■ Task objective:
Print nothing but the lines from the start of the listing below through the line that contains "import pandas as pd". Do not include the pictures.
━━ Information supplied ━━
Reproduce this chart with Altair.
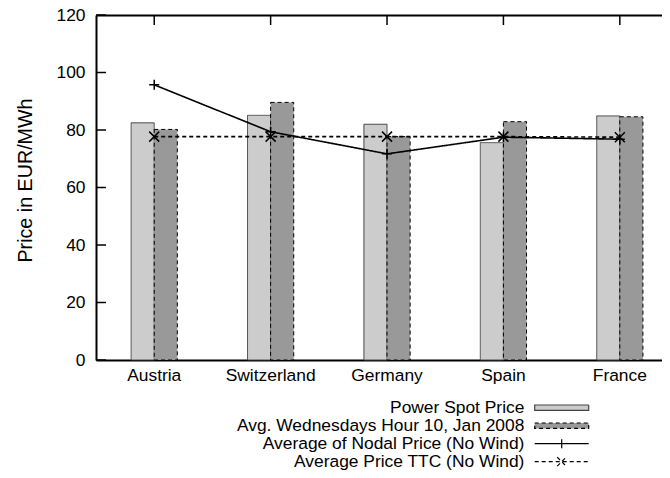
import altair as alt
import pandas as pd

countries = ["Austria", "Switzerland", "Germany", "Spain", "France"]
spot_price = [82.5, 85.1, 82.0, 75.6, 84.9]
avg_wednesdays = [80.2, 89.6, 77.7, 82.9, 84.6]
nodal_price = [95.7, 79.4, 71.7, 77.5, 76.8]
ttc_price = [77.7, 77.7, 77.7, 77.7, 77.5]
y_ticks = [0, 20, 40, 60, 80, 100, 120]
series = [
    "Power Spot Price",
    "Avg. Wednesdays Hour 10, Jan 2008",
    "Average of Nodal Price (No Wind)",
    "Average Price TTC (No Wind)",
]

idx = list(range(len(countries)))
bars_df = pd.DataFrame({
    "country": countries * 2,
    "series": [series[0]] * 5 + [series[1]] * 5,
    "price": spot_price + avg_wednesdays,
})
lines_df = pd.DataFrame({
    "country": countries * 2,
    "idx": idx * 2,
    "series": [series[2]] * 5 + [series[3]] * 5,
    "price": nodal_price + ttc_price,
})
yticks_df = pd.DataFrame({"v": y_ticks})
cat_df = pd.DataFrame({"country": countries})

FONT = "Liberation Sans"
FS = 17.4

x_scale = alt.Scale(domain=countries, paddingInner=0.603, paddingOuter=0.2328, align=0.648)
y_scale = alt.Scale(domain=[0, 120], nice=False)

rect_path = "M-4.5,-0.45L4.5,-0.45L4.5,0.45L-4.5,0.45Z"
plus_line = "M-4.5,0L4.5,0M0,-0.75L0,0.75"
cross_line = "M-4.5,0L4.5,0M-0.75,-0.75L0.75,0.75M-0.75,0.75L0.75,-0.75"

fill_scale = alt.Scale(domain=series, range=["#cccccc", "#999999", "transparent", "transparent"])
stroke_scale = alt.Scale(domain=series, range=["#444444", "#000000", "#000000", "#000000"])
dash_scale = alt.Scale(domain=series, range=[[1, 0], [4, 3], [1, 0], [4, 3]])
shape_scale = alt.Scale(domain=series, range=[rect_path, rect_path, plus_line, cross_line])
leg = alt.Legend(title=None, rowPadding={"expr": "-5"})

y_axis = alt.Axis(
    orient="left",
    title="Price in EUR/MWh", values=y_ticks, ticks=False, tickSize=0, grid=False,
    domainColor="black", domainWidth=2, labelFontSize=FS, labelFont=FONT,
    labelColor="black", labelPadding=11, titleFontSize=19.7, titleFont=FONT,
    titleFontWeight="normal", titleColor="black", titleX=-65, titleY=165,
    titleBaseline="alphabetic", titleAlign="center",
)
x_axis = alt.Axis(
    orient="bottom",
    title=None, ticks=False, tickSize=0, grid=False, domainColor="black",
    domainWidth=2, labelFontSize=FS, labelFont=FONT, labelColor="black",
    labelPadding=6, labelAngle=0,
)
top_axis = alt.Axis(
    orient="top", title=None, ticks=False, labels=False, grid=False,
    domainColor="black", domainWidth=2,
)

bars = alt.Chart(bars_df).mark_bar(strokeWidth=1).encode(
    x=alt.X("country:N", scale=x_scale, axis=x_axis, sort=countries),
    xOffset=alt.XOffset("series:N", scale=alt.Scale(domain=series[:2])),
    y=alt.Y("price:Q", scale=y_scale, axis=y_axis),
    fill=alt.Fill("series:N", scale=fill_scale, legend=leg),
    stroke=alt.Stroke("series:N", scale=stroke_scale, legend=leg),
    strokeDash=alt.StrokeDash("series:N", scale=dash_scale, legend=leg),
)

lines = alt.Chart(lines_df).mark_line(strokeWidth=1.6).encode(
    x=alt.X("country:N", scale=x_scale, axis=None, sort=countries),
    y=alt.Y("price:Q", scale=y_scale, axis=None),
    stroke=alt.Stroke("series:N", scale=stroke_scale, legend=leg),
    strokeDash=alt.StrokeDash("series:N", scale=dash_scale, legend=leg),
    order=alt.Order("idx:Q"),
)

plus_pts = alt.Chart(lines_df).transform_filter(
    alt.datum.series == series[2]
).mark_point(shape="M-1,0L1,0M0,-1L0,1", size=100, filled=False,
             stroke="black", strokeWidth=1.5, opacity=1).encode(
    x=alt.X("country:N", scale=x_scale, axis=None, sort=countries),
    y=alt.Y("price:Q", scale=y_scale, axis=None),
)

cross_pts = alt.Chart(lines_df).transform_filter(
    alt.datum.series == series[3]
).mark_point(shape="M-1,-1L1,1M-1,1L1,-1", size=100, filled=False,
             stroke="black", strokeWidth=1.5, opacity=1).encode(
    x=alt.X("country:N", scale=x_scale, axis=None, sort=countries),
    y=alt.Y("price:Q", scale=y_scale, axis=None),
)

legend_dummy = alt.Chart(lines_df).mark_point(opacity=0).encode(
    x=alt.X("country:N", scale=x_scale, axis=None, sort=countries),
    y=alt.Y("price:Q", scale=y_scale, axis=None),
    shape=alt.Shape("series:N", scale=shape_scale, legend=leg),
)

left_ticks = alt.Chart(yticks_df).mark_rule(color="black", strokeWidth=1.5).encode(
    y=alt.Y("v:Q", scale=y_scale, axis=None),
    x=alt.value(0), x2=alt.value(10),
)
top_ticks = alt.Chart(cat_df).mark_rule(color="black", strokeWidth=1.5).encode(
    x=alt.X("country:N", scale=x_scale, axis=top_axis, sort=countries),
    y=alt.value(0), y2=alt.value(10),
)

chart = alt.layer(
    bars, lines, plus_pts, cross_pts, legend_dummy, left_ticks, top_ticks
).resolve_axis(x="independent", y="independent").properties(
    width=566, height=345,
    autosize=alt.AutoSizeParams(type="none"),
    padding={"left": 88, "top": 7, "right": 0, "bottom": 116},
).configure_view(stroke=None).configure_legend(
    orient="none", legendX=457, legendY=384, padding=0,
    labelFont=FONT, labelFontSize=FS, labelColor="black", labelAlign="right",
    labelOffset={"expr": "-46"}, labelLimit=400, symbolSize=144,
    symbolStrokeWidth=1.2, symbolOpacity=1,
)

chart.save("out.html", embed_options={"renderer": "svg", "actions": False})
━━━
■ Result below:
Reproduce this chart with Altair.
import altair as alt
import pandas as pd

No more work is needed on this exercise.